Web-Scraping-Assignment-with-Python
Completed on 29th November, 2024
The file Umoru_Leonard_Assign2.ipynb is a file with Web Scraping Script.
The Website being scraped is https://www.mercadolibre.com/, but the specific webpage is https://listado.mercadolibre.com.mx/computacion/accesorios-pc-gaming/audifonos/headsets_NoIndex_True, and the specific data points to scrape are Product Details:
- Name: This is the name of the product.
- Price: This is the price of the product in dollars.
- Rating: This is the average rating of products out of 5.
- Review Count: This is the number of people who left a review, for each product.

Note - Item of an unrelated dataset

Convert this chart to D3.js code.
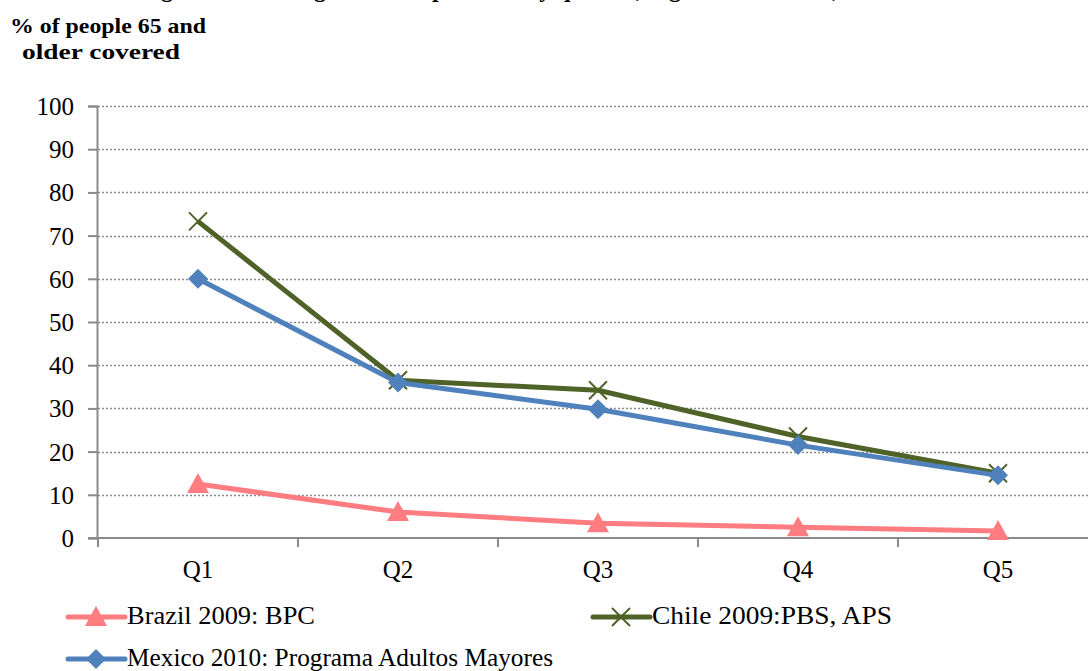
<!DOCTYPE html>
<html>
<head>
<meta charset="utf-8">
<script src="https://cdn.jsdelivr.net/npm/d3@7"></script>
</head>
<body style="margin:0; background:#fff">
<script>
//keep all script in a local scope
(function(){

    //chart data
    var quintiles = ["Q1", "Q2", "Q3", "Q4", "Q5"];
    var brazil = [12.5, 6.0, 3.4, 2.5, 1.6];
    var chile = [73.3, 36.5, 34.2, 23.5, 15.0];
    var mexico = [60.0, 36.0, 29.8, 21.5, 14.5];
    var yTicks = [0, 10, 20, 30, 40, 50, 60, 70, 80, 90, 100];
    var seriesNames = ["Brazil 2009: BPC", "Chile  2009:PBS, APS", "Mexico 2010: Programa Adultos Mayores"];

    //frame dimensions
    var width = 1088, height = 671;
    var plotLeft = 98, plotRight = 1098, plotTop = 106, plotBottom = 538;
    var fontName = "'Liberation Serif', monospace";

    var svg = d3.select("body")
        .append("svg")
        .attr("width", width)
        .attr("height", height)
        .attr("font-family", fontName);

    //scales
    var xScale = d3.scaleBand().domain(quintiles).range([plotLeft, plotRight]);
    var yScale = d3.scaleLinear().domain([0, 100]).range([plotBottom, plotTop]);

    //title, mostly cut off at the top of the picture
    svg.append("text")
        .attr("x", 544)
        .attr("y", -3)
        .attr("text-anchor", "middle")
        .attr("font-weight", "bold")
        .attr("font-size", 24)
        .attr("font-family", fontName)
        .text("Figure 3: Coverage of social pensions by quintile, regional countries, 2009-2010");

    //y axis title
    var yTitle = svg.append("g")
        .attr("font-weight", "bold")
        .attr("font-size", 21)
        .attr("font-family", fontName);
    yTitle.append("text").attr("x", 10).attr("y", 33)
        .attr("textLength", 196).attr("lengthAdjust", "spacingAndGlyphs")
        .text("% of people 65 and");
    yTitle.append("text").attr("x", 22).attr("y", 59)
        .attr("textLength", 158).attr("lengthAdjust", "spacingAndGlyphs")
        .text("older  covered");

    //dotted gridlines
    svg.append("g")
        .selectAll("line")
        .data(yTicks.filter(function(d){ return d > 0; }))
        .enter()
        .append("line")
        .attr("x1", plotLeft)
        .attr("x2", width)
        .attr("y1", function(d){ return Math.round(yScale(d)) + 0.5; })
        .attr("y2", function(d){ return Math.round(yScale(d)) + 0.5; })
        .attr("stroke", "#8a8a8a")
        .attr("stroke-width", 1.3)
        .attr("stroke-dasharray", "2,2");

    //y axis
    var yAxis = svg.append("g")
        .attr("transform", "translate(" + (plotLeft - 1) + ",0)")
        .call(d3.axisLeft(yScale).tickValues(yTicks).tickSize(9).tickPadding(14));
    yAxis.attr("font-family", fontName).attr("font-size", 25);
    yAxis.select(".domain").attr("stroke", "#8a8a8a").attr("stroke-width", 2);
    yAxis.selectAll(".tick line").attr("stroke", "#8a8a8a").attr("stroke-width", 2);
    yAxis.selectAll(".tick text")
        .attr("font-size", 25)
        .attr("dy", "0.34em")
        .attr("fill", "#000")
        .attr("font-family", fontName);

    //x axis with ticks between categories
    var xLine = svg.append("g");
    xLine.append("line")
        .attr("x1", plotLeft - 9)
        .attr("x2", width)
        .attr("y1", plotBottom)
        .attr("y2", plotBottom)
        .attr("stroke", "#8a8a8a")
        .attr("stroke-width", 2);
    xLine.selectAll(".xtick")
        .data(quintiles)
        .enter()
        .append("line")
        .attr("class", "xtick")
        .attr("x1", function(d){ return xScale(d); })
        .attr("x2", function(d){ return xScale(d); })
        .attr("y1", plotBottom)
        .attr("y2", plotBottom + 9)
        .attr("stroke", "#8a8a8a")
        .attr("stroke-width", 2);
    xLine.selectAll(".xlabel")
        .data(quintiles)
        .enter()
        .append("text")
        .attr("class", "xlabel")
        .attr("x", function(d){ return xScale(d) + xScale.bandwidth() / 2; })
        .attr("y", 578)
        .attr("text-anchor", "middle")
        .attr("font-size", 25)
        .attr("font-family", fontName)
        .text(function(d){ return d; });

    //series definitions
    var series = [
        {name: seriesNames[0], values: brazil, color: "#ff7c80", marker: "triangle", textW: 188},
        {name: seriesNames[1], values: chile, color: "#4f6228", marker: "cross", textW: 240},
        {name: seriesNames[2], values: mexico, color: "#4f81bd", marker: "diamond", textW: 426}
    ];

    var line = d3.line()
        .x(function(d, i){ return xScale(quintiles[i]) + xScale.bandwidth() / 2; })
        .y(function(d){ return yScale(d); });

    //draw a marker shape at a point
    function drawMarker(g, type, color, x, y){
        if (type === "triangle"){
            g.append("path")
                .attr("d", "M" + x + "," + (y - 11) + "L" + (x + 11) + "," + (y + 9) + "L" + (x - 11) + "," + (y + 9) + "Z")
                .attr("fill", color);
        } else if (type === "diamond"){
            g.append("path")
                .attr("d", "M" + x + "," + (y - 10) + "L" + (x + 10) + "," + y + "L" + x + "," + (y + 10) + "L" + (x - 10) + "," + y + "Z")
                .attr("fill", color);
        } else {
            g.append("path")
                .attr("d", "M" + (x - 9) + "," + (y - 9) + "L" + (x + 9) + "," + (y + 9) + "M" + (x + 9) + "," + (y - 9) + "L" + (x - 9) + "," + (y + 9))
                .attr("stroke", color)
                .attr("stroke-width", 2)
                .attr("fill", "none");
        }
    }

    //lines and markers
    series.forEach(function(s){
        var g = svg.append("g");
        g.append("path")
            .datum(s.values)
            .attr("d", line)
            .attr("fill", "none")
            .attr("stroke", s.color)
            .attr("stroke-width", 5)
            .attr("stroke-linejoin", "round");
        s.values.forEach(function(v, i){
            drawMarker(g, s.marker, s.color, xScale(quintiles[i]) + xScale.bandwidth() / 2, yScale(v));
        });
    });

    //legend
    var legendPos = [
        {x: 68, y: 617},
        {x: 593, y: 617},
        {x: 68, y: 659}
    ];
    series.forEach(function(s, i){
        var p = legendPos[i];
        var g = svg.append("g");
        g.append("line")
            .attr("x1", p.x)
            .attr("x2", p.x + 57)
            .attr("y1", p.y)
            .attr("y2", p.y)
            .attr("stroke", s.color)
            .attr("stroke-width", 5)
            .attr("stroke-linecap", "round");
        drawMarker(g, s.marker, s.color, p.x + 28, p.y);
        g.append("text")
            .attr("x", p.x + 59)
            .attr("y", p.y + 7)
            .attr("font-size", 26)
            .attr("font-family", fontName)
            .attr("textLength", s.textW)
            .attr("lengthAdjust", "spacingAndGlyphs")
            .text(s.name);
    });

})();
</script>
</body>
</html>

I explained the ethics and best practices for Web Scraping. I imported the necessary Libraries which were requests, bs4, pandas, seaborn, and matplotlib.pyplot. I performed an HTTP request and created a soup object for accessing the website. I tested getting data from the first page of the webpage. I gathered all the necessary data that I wanted using for loop, from 3 pages through handling pagination. I also replaced empty cells with 'N/A' 'NULL', and '0'. I stored the data into a dataframe and cleaned the data by removing dollar sign, parentheses, changing ',' to '.' and changing the datatypes of the features. I also dropped duplicated records. I performed some basic analysis and visualizations on the clean data, to show headsets with the highest and lowest prices, ratings and reviews. I also showed statistic data and correlation between features. I also plotted some graphs to show relationship between features. Finally I saved the data to a csv file.
Instructions and Dependencies needed for running the Script are:
-
Ensure you have the necessary libraries installed, if not install and import them. The libraries are requests, bs4, pandas, seaborn, and matplotlib.pyplot. pip install requests pip install beautifulsoup4 pip install pandas pip install matplotlib seaborn
-
Run the script in descending order of the cells.